United Way officials have said that once kids start missing class at the high school level, it can be more difficult to reach them. But in middle school there is still time to form good attendance habits and prevent chronic absenteeism, which is the goal.
So posters have gone up in middle schools and around the community, encouraging kids to get to class. Businesses and service organizations have contributed money and coupons totalling 33,000 reward items this past school year.
The Tri-Cities Fever, for example, donated more than 1,200 pairs of game tickets as part of the Attendance Matters rewards program. At Carmichael Middle School in Richland, a buddy system was established so kids watch out for each other and make sure their partner is getting to school.
Looking at data collected so far from United Way, such steps appear to be making some difference.
Student absences decreased by an average of one day per student after the first two years of implementing the program, according to United Way. Also, more students had perfect attendance, with 366 students missing no school in 2014-15. That’s up from 304 students the year before.
Unfortunately, chronic absenteeism is still the greatest challenge, with 45 percent of students missing more than 10 days in the 2014-15 school year, according to United Way officials. That is up from the year before, when 34 percent of students missed more than 10 days.

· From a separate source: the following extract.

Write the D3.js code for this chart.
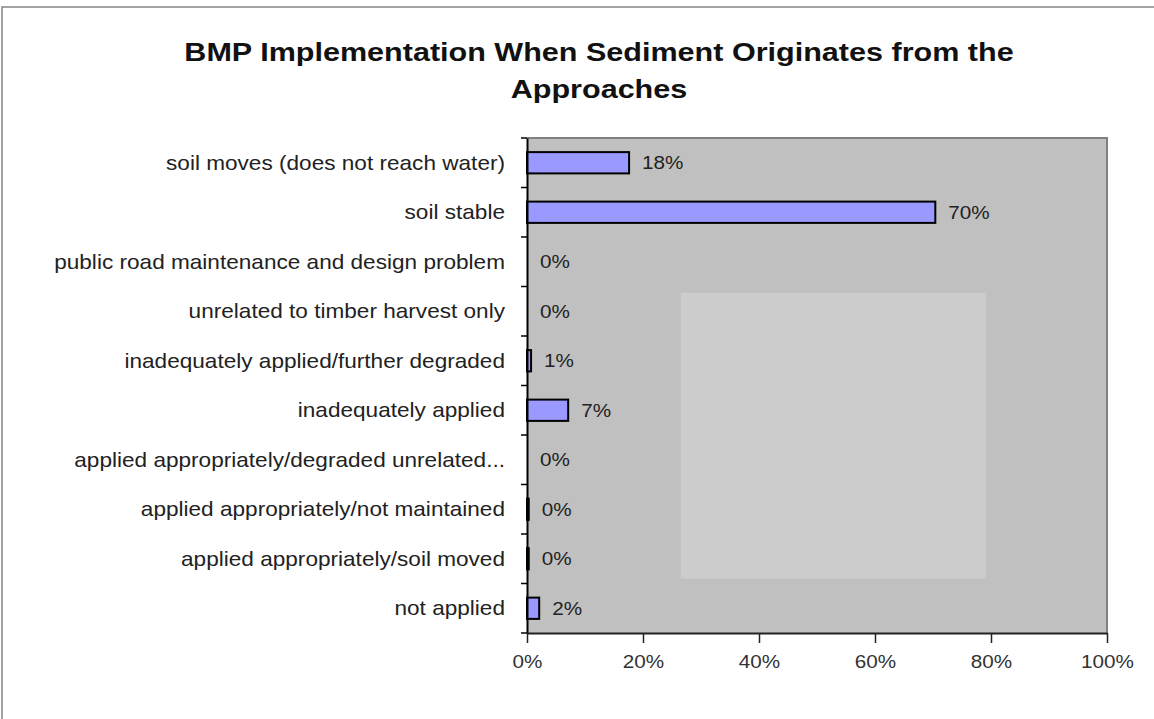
<!DOCTYPE html>
<html>
<head>
<meta charset="utf-8">
<script src="https://cdn.jsdelivr.net/npm/d3@7"></script>
<style>
  html, body { margin: 0; padding: 0; background: #ffffff; }
  svg { display: block; font-family: Arial, "Liberation Sans", sans-serif; }
</style>
</head>
<body>
<svg id="chart" width="1154" height="719"></svg>
<script>
// ---- data ----
const titleLines = ["BMP Implementation When Sediment Originates from the", "Approaches"];
const categories = [
  "soil moves (does not reach water)",
  "soil stable",
  "public road maintenance and design problem",
  "unrelated to timber harvest only",
  "inadequately applied/further degraded",
  "inadequately applied",
  "applied appropriately/degraded unrelated...",
  "applied appropriately/not maintained",
  "applied appropriately/soil moved",
  "not applied"
];
const values = [17.6, 70.4, 0, 0, 0.7, 7.1, 0, 0.3, 0.3, 2.1];
const xTicks = [0, 20, 40, 60, 80, 100];

// ---- layout ----
const W = 1154, H = 719;
const plot = { left: 527, right: 1107, top: 138, bottom: 633 };

const svg = d3.select("#chart");

// outer frame (top & left visible)
svg.append("path")
  .attr("d", `M2,${H} L2,7 L${W},7`)
  .attr("fill", "none").attr("stroke", "#858585").attr("stroke-width", 1.5);

// title
svg.selectAll("text.title").data(titleLines).enter().append("text")
  .attr("class", "title")
  .attr("transform", (d, i) => `translate(599,${61 + i * 37}) scale(1.175,1)`)
  .attr("text-anchor", "middle")
  .attr("font-size", 26).attr("font-weight", "bold").attr("fill", "#111")
  .text(d => d);

// scales
const x = d3.scaleLinear().domain([0, 100]).range([plot.left, plot.right]);
const y = d3.scaleBand().domain(categories).range([plot.top, plot.bottom])
  .paddingInner(0.57).paddingOuter(0.285);

// plot background
svg.append("rect")
  .attr("x", x(0)).attr("y", plot.top)
  .attr("width", x(100) - x(0)).attr("height", plot.bottom - plot.top)
  .attr("fill", "#c0c0c0");

// lighter patch inside plot (present in the source image)
const patchX = [26.5, 79.1];
const patchRows = [3.13, 8.9];
svg.append("rect")
  .attr("x", x(patchX[0]))
  .attr("y", plot.top + patchRows[0] * y.step())
  .attr("width", x(patchX[1]) - x(patchX[0]))
  .attr("height", (patchRows[1] - patchRows[0]) * y.step())
  .attr("fill", "#cccccc");

// plot border top/right
svg.append("path")
  .attr("d", `M${x(0)},${plot.top} L${x(100)},${plot.top} L${x(100)},${plot.bottom}`)
  .attr("fill", "none").attr("stroke", "#808080").attr("stroke-width", 2);

// bars
const data = categories.map((c, i) => ({ c, v: values[i] }));
svg.selectAll("rect.bar").data(data.filter(d => d.v > 0)).enter().append("rect")
  .attr("class", "bar")
  .attr("x", x(0))
  .attr("y", d => y(d.c))
  .attr("width", d => x(d.v) - x(0))
  .attr("height", y.bandwidth())
  .attr("fill", "#9999ff")
  .attr("stroke", "#000").attr("stroke-width", 2);

// value labels
svg.selectAll("text.val").data(data).enter().append("text")
  .attr("class", "val")
  .attr("transform", d => `translate(${x(d.v) + 13},${y(d.c) + y.bandwidth() / 2 + 6.5}) scale(1.15,1)`)
  .attr("font-size", 18).attr("fill", "#222")
  .text(d => Math.round(d.v) + "%");

// y axis
const yAxis = svg.append("g").attr("transform", `translate(${x(0)},0)`)
  .call(d3.axisLeft(y).tickSize(0).tickPadding(0));
yAxis.select(".domain").attr("stroke", "#000").attr("stroke-width", 2);
yAxis.selectAll(".tick text")
  .attr("x", 0).attr("dy", null).attr("y", 7)
  .attr("transform", `translate(-22,0) scale(1.13,1)`)
  .attr("font-size", 20).attr("fill", "#222")
  .attr("font-family", "Arial, 'Liberation Sans', sans-serif");
// boundary ticks
const bounds = d3.range(categories.length + 1).map(i => plot.top + i * y.step());
yAxis.selectAll("line.bt").data(bounds).enter().append("line")
  .attr("class", "bt")
  .attr("x1", -6).attr("x2", 0)
  .attr("y1", d => d).attr("y2", d => d)
  .attr("stroke", "#000").attr("stroke-width", 1.5);

// x axis
const xAxis = svg.append("g").attr("transform", `translate(0,${plot.bottom})`)
  .call(d3.axisBottom(x).tickValues(xTicks).tickFormat(d => d + "%")
    .tickSize(10).tickSizeOuter(0).tickPadding(0));
xAxis.select(".domain").attr("stroke", "#222").attr("stroke-width", 2);
xAxis.selectAll(".tick line").attr("stroke", "#222").attr("stroke-width", 1.5);
xAxis.selectAll(".tick text")
  .attr("y", 35).attr("dy", null)
  .attr("transform", `scale(1.15,1)`)
  .attr("font-size", 18).attr("fill", "#333")
  .attr("font-family", "Arial, 'Liberation Sans', sans-serif");
</script>
</body>
</html>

But at least we have an organization keeping track of our region’s total attendance rates at the middle schools and working to solve the problem. In light of the recent national study, that’s an encouraging footnote to Washington state’s miserable, overall chronic school absenteeism rate.
And the local program has caught the attention of other communities. In May, our United Way office was recognized for that initiative, receiving the Common Good Award at the International United Way Worldwide Conference in Vancouver, British Columbia. Only nine United Ways, from nearly 1,800 around the world, were recognized for bringing meaningful change to their communities.
Getting kids to attend school is crucial. If they aren’t in class, they aren’t learning and they fall behind. The national average for chronic absenteeism in public schools was 13 percent for the 2013-14 school year, and Washington state was at a disturbing 24.8 percent.
State officials with the Office of Superintendent of Public Instruction have doubted the national study, saying our state’s chronic absentee rate is probably closer to 15 percent. But even if the state numbers are more accurate, the percentage of kids missing school is still too high.
So while statewide, Washington appears to have a severe problem, in our own region, we have the leadership of United Way and a community approach to try to turn things around.